>> Start
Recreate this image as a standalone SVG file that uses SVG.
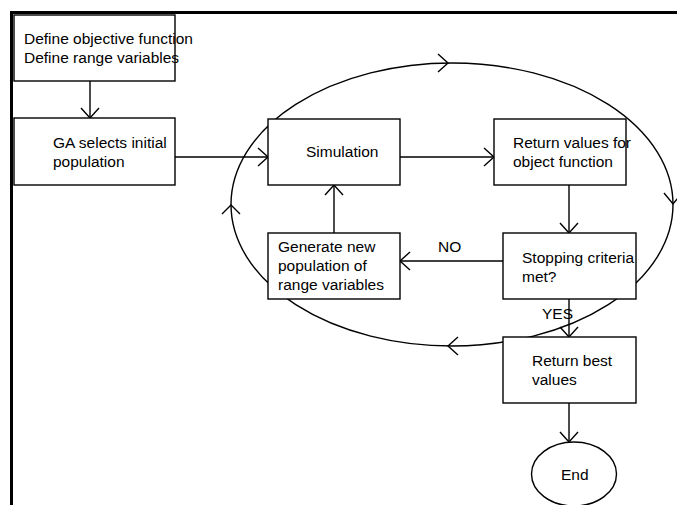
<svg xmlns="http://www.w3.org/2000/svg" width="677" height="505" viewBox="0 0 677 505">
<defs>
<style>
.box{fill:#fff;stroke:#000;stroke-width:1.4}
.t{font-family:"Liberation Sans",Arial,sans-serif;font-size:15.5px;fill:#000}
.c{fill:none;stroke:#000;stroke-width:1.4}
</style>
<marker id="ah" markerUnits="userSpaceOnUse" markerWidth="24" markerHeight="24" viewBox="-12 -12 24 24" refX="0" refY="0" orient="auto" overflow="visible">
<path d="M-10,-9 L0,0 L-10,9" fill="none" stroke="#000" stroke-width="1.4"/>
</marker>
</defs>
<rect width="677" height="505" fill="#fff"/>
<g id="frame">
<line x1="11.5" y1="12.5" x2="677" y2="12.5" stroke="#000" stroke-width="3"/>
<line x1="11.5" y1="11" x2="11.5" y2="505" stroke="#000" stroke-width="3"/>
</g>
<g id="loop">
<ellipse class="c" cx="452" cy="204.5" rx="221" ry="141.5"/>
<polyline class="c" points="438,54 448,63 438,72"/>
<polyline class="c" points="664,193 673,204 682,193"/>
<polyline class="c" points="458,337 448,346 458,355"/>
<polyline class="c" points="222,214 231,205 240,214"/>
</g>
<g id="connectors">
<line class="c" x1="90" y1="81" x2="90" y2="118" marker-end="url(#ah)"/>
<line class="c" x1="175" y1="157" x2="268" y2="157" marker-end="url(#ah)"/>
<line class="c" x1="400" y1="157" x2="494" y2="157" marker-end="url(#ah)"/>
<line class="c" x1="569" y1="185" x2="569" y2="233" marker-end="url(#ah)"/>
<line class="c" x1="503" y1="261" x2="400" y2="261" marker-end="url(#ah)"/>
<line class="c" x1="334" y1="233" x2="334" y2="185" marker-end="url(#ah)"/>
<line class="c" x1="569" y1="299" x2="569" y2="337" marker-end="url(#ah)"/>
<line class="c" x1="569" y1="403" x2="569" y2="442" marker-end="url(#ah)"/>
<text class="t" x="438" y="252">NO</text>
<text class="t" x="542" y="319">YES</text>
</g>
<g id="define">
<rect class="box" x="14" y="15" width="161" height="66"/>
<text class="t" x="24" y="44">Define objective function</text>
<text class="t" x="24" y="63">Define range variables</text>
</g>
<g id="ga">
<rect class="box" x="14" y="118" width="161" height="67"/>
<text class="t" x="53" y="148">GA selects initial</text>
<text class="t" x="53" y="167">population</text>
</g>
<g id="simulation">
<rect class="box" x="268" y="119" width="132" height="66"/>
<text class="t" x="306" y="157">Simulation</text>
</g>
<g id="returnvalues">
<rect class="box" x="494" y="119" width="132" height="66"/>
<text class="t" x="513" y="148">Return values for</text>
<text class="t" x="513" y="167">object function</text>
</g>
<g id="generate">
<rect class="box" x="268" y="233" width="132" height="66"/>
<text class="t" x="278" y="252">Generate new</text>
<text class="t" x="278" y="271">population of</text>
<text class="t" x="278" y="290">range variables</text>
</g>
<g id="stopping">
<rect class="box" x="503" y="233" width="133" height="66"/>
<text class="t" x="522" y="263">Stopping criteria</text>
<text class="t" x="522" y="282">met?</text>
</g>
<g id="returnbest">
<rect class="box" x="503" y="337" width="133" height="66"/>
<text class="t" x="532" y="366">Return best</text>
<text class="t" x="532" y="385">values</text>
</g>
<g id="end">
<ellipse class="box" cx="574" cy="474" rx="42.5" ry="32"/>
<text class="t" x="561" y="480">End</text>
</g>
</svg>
>> End
*TO DO*
Output all of the data exactly as it stands, minus any images.

*ANSWER FOR THIS EXERCISE*
Recreate this image as a standalone SVG file that uses SVG.
<svg xmlns="http://www.w3.org/2000/svg" width="677" height="505" viewBox="0 0 677 505">
<defs>
<style>
.box{fill:#fff;stroke:#000;stroke-width:1.4}
.t{font-family:"Liberation Sans",Arial,sans-serif;font-size:15.5px;fill:#000}
.c{fill:none;stroke:#000;stroke-width:1.4}
</style>
<marker id="ah" markerUnits="userSpaceOnUse" markerWidth="24" markerHeight="24" viewBox="-12 -12 24 24" refX="0" refY="0" orient="auto" overflow="visible">
<path d="M-10,-9 L0,0 L-10,9" fill="none" stroke="#000" stroke-width="1.4"/>
</marker>
</defs>
<rect width="677" height="505" fill="#fff"/>
<g id="frame">
<line x1="11.5" y1="12.5" x2="677" y2="12.5" stroke="#000" stroke-width="3"/>
<line x1="11.5" y1="11" x2="11.5" y2="505" stroke="#000" stroke-width="3"/>
</g>
<g id="loop">
<ellipse class="c" cx="452" cy="204.5" rx="221" ry="141.5"/>
<polyline class="c" points="438,54 448,63 438,72"/>
<polyline class="c" points="664,193 673,204 682,193"/>
<polyline class="c" points="458,337 448,346 458,355"/>
<polyline class="c" points="222,214 231,205 240,214"/>
</g>
<g id="connectors">
<line class="c" x1="90" y1="81" x2="90" y2="118" marker-end="url(#ah)"/>
<line class="c" x1="175" y1="157" x2="268" y2="157" marker-end="url(#ah)"/>
<line class="c" x1="400" y1="157" x2="494" y2="157" marker-end="url(#ah)"/>
<line class="c" x1="569" y1="185" x2="569" y2="233" marker-end="url(#ah)"/>
<line class="c" x1="503" y1="261" x2="400" y2="261" marker-end="url(#ah)"/>
<line class="c" x1="334" y1="233" x2="334" y2="185" marker-end="url(#ah)"/>
<line class="c" x1="569" y1="299" x2="569" y2="337" marker-end="url(#ah)"/>
<line class="c" x1="569" y1="403" x2="569" y2="442" marker-end="url(#ah)"/>
<text class="t" x="438" y="252">NO</text>
<text class="t" x="542" y="319">YES</text>
</g>
<g id="define">
<rect class="box" x="14" y="15" width="161" height="66"/>
<text class="t" x="24" y="44">Define objective function</text>
<text class="t" x="24" y="63">Define range variables</text>
</g>
<g id="ga">
<rect class="box" x="14" y="118" width="161" height="67"/>
<text class="t" x="53" y="148">GA selects initial</text>
<text class="t" x="53" y="167">population</text>
</g>
<g id="simulation">
<rect class="box" x="268" y="119" width="132" height="66"/>
<text class="t" x="306" y="157">Simulation</text>
</g>
<g id="returnvalues">
<rect class="box" x="494" y="119" width="132" height="66"/>
<text class="t" x="513" y="148">Return values for</text>
<text class="t" x="513" y="167">object function</text>
</g>
<g id="generate">
<rect class="box" x="268" y="233" width="132" height="66"/>
<text class="t" x="278" y="252">Generate new</text>
<text class="t" x="278" y="271">population of</text>
<text class="t" x="278" y="290">range variables</text>
</g>
<g id="stopping">
<rect class="box" x="503" y="233" width="133" height="66"/>
<text class="t" x="522" y="263">Stopping criteria</text>
<text class="t" x="522" y="282">met?</text>
</g>
<g id="returnbest">
<rect class="box" x="503" y="337" width="133" height="66"/>
<text class="t" x="532" y="366">Return best</text>
<text class="t" x="532" y="385">values</text>
</g>
<g id="end">
<ellipse class="box" cx="574" cy="474" rx="42.5" ry="32"/>
<text class="t" x="561" y="480">End</text>
</g>
</svg>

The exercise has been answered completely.